Hennig’s fascination with Haggard began while exploring the life of Gram Parsons in the 2004 documentary he wrote and directed, “Fallen Angel.”

“Gram was influence by Merle Haggard quite a bit,” Hennig said.

In one of the film’s scenes, “Fallen Angel” documents John Nuese, a fellow Harvard student and musician of Parsons, who told him in 1965 about Merle Haggard and Buck Owens. Haggard’s and Owens’ work became much of Parsons’ building blocks as he ventured into a hybrid of rock and country that he called “Cosmic American Music.”

Parsons died in 1973 at the age of 26, but he helped spawn the country rock movement. Hennig’s film has been received as the first official documentary of Parsons and includes interviews with country music stars Dwight Yoakam and Emmylou Harris, as well as Peter Buck, Keith Richards and others.

Hennig said after he created “Fallen Angel” he wanted to learn more about Haggard, calling his life a “true American epic story.”

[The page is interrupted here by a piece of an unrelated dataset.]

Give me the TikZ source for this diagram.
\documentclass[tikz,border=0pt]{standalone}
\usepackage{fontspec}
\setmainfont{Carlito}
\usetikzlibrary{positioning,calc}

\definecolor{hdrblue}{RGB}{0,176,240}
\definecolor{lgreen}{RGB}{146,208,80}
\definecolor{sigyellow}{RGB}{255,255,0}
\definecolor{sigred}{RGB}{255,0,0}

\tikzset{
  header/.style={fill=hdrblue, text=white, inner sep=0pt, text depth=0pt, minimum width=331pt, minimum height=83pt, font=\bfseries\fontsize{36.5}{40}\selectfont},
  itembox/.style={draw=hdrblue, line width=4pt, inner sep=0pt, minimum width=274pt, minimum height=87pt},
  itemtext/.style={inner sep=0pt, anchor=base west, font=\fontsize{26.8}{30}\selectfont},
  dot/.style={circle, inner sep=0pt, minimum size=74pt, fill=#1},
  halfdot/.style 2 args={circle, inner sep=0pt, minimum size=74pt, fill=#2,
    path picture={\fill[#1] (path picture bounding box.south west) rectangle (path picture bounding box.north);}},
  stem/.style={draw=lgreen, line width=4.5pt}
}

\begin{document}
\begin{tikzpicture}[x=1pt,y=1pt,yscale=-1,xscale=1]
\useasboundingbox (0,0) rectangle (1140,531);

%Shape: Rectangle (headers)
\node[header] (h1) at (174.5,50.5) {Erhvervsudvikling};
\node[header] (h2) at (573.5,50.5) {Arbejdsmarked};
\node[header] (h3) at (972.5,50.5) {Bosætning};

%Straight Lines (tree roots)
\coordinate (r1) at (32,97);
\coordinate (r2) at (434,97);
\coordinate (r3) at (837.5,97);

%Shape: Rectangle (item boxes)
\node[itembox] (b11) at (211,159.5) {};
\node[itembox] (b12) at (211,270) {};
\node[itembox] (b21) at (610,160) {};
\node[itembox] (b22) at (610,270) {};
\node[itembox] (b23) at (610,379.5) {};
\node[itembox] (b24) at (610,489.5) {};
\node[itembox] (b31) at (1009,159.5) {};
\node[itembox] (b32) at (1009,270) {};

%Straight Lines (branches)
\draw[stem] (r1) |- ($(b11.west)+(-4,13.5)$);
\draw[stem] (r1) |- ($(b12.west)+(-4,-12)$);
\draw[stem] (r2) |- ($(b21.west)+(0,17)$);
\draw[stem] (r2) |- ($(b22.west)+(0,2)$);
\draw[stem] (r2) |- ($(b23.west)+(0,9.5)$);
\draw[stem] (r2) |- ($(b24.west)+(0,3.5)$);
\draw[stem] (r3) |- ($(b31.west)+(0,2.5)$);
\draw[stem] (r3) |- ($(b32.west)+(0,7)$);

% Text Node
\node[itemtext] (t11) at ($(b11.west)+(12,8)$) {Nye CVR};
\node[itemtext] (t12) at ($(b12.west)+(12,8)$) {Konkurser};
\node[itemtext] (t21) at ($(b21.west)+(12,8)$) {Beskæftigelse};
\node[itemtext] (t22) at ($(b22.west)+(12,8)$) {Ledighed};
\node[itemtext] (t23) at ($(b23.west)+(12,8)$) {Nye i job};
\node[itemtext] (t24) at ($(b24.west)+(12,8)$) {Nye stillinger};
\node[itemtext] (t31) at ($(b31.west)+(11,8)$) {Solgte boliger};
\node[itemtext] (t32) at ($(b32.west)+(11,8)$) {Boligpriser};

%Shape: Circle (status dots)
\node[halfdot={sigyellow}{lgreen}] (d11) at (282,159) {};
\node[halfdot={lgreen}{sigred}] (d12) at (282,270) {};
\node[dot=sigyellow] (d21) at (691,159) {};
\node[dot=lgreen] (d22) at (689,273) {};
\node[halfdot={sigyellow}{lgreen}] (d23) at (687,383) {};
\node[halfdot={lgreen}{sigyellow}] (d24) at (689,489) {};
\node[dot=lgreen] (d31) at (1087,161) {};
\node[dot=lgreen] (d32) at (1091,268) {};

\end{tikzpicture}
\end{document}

While Hennig notes both Haggard and Parsons both suffered the emotional trauma of losing their fathers early, he said the rest of their lives have been vastly different. He said the Haggards were a hard-working family, but not poor, and never quite fit the Steinbeck "Okie" cliche of starving dust bowl immigrants. He said they had to work for a living, and they did so with pride.

Hennig defines Parsons differently: “The most striking biographical difference is to me that during his short career, Gram always led a financially comfortable life as a trust fund kid, but never got a grip on his personal demons. He finally burned out and tragically died at the age of 26, leaving behind a great and influential, but somewhat limited, body of work. Merle however overcame the obstacles in his way, and, although struggling at times, blossomed and matured artistically, continuously creating songs that touched and continue to touch the core of the hearts of so many people.”

The pickup eventually wound along the Panorama Bluffs for views of the Kern River Oil Field before descending onto Alfred Harrell Highway to Ethel’s Corral, one of Bakersfield’s last remaining bars with a Honky Tonk theme. There, people can tie horses to hitching posts and enter the rustic building for food, drinks, and on weekends, dancing.

While outside, the film crew walked up to a giant statue of a Native American where they met a man who had been on Haggard’s baseball team. Wearing a cowboy hat and dark glasses, the man laughed that since the team didn’t win very much, they were called “Merle’s Girls.”

After interviewing some of the patrons who played Haggard’s music on a jukebox, Hennig sat down and spoke with ABC23: “He created this unbelievable body of work,” he said about Haggard. “Unlike most other country artists that are still around, with the exception maybe of Willie Nelson, he continues to do it. He’s not a cabaret act. He’s not a greatest-hits show in Vegas. He’s on the road, I don’t know, 100 dates a year, and keeps getting better. He’s still writing albums all the time. He’s writing extraordinarily great songs.”

Asked what he found fascinating about Bakersfield, Hennig said it’s “interesting to see the oilfields, the pumps, the long roads, some of the Honky Tonks. You start to get an idea of the kind of place this must have been 40 years ago.”

While Hennig spoke, just behind him a dog lay just outside the back door to Ethel’s waiting for a food scrap. Soon a truck engine started, and there was a pause while the crew prepared to drive into Oildale. They were going to make their first visit to Trout’s Bar.

Hennig sat at a picnic table and waited for the truck to drive away. He’d spent days following one of the most lasting country legends alive. In Ethel’s at least, there was no sign of a young country big band getting ready to blast the Bakersfield Sound. There was only a jukebox. “From what I understand when I talk to people from here, that magic time in Bakersfield … is probably pretty much over,” he said. “Doesn’t mean there’s no longer a scene and no longer bands playing. But unfortunately, Nashville won. At least for now.”

Quite amazing, this walk in life, isn't it?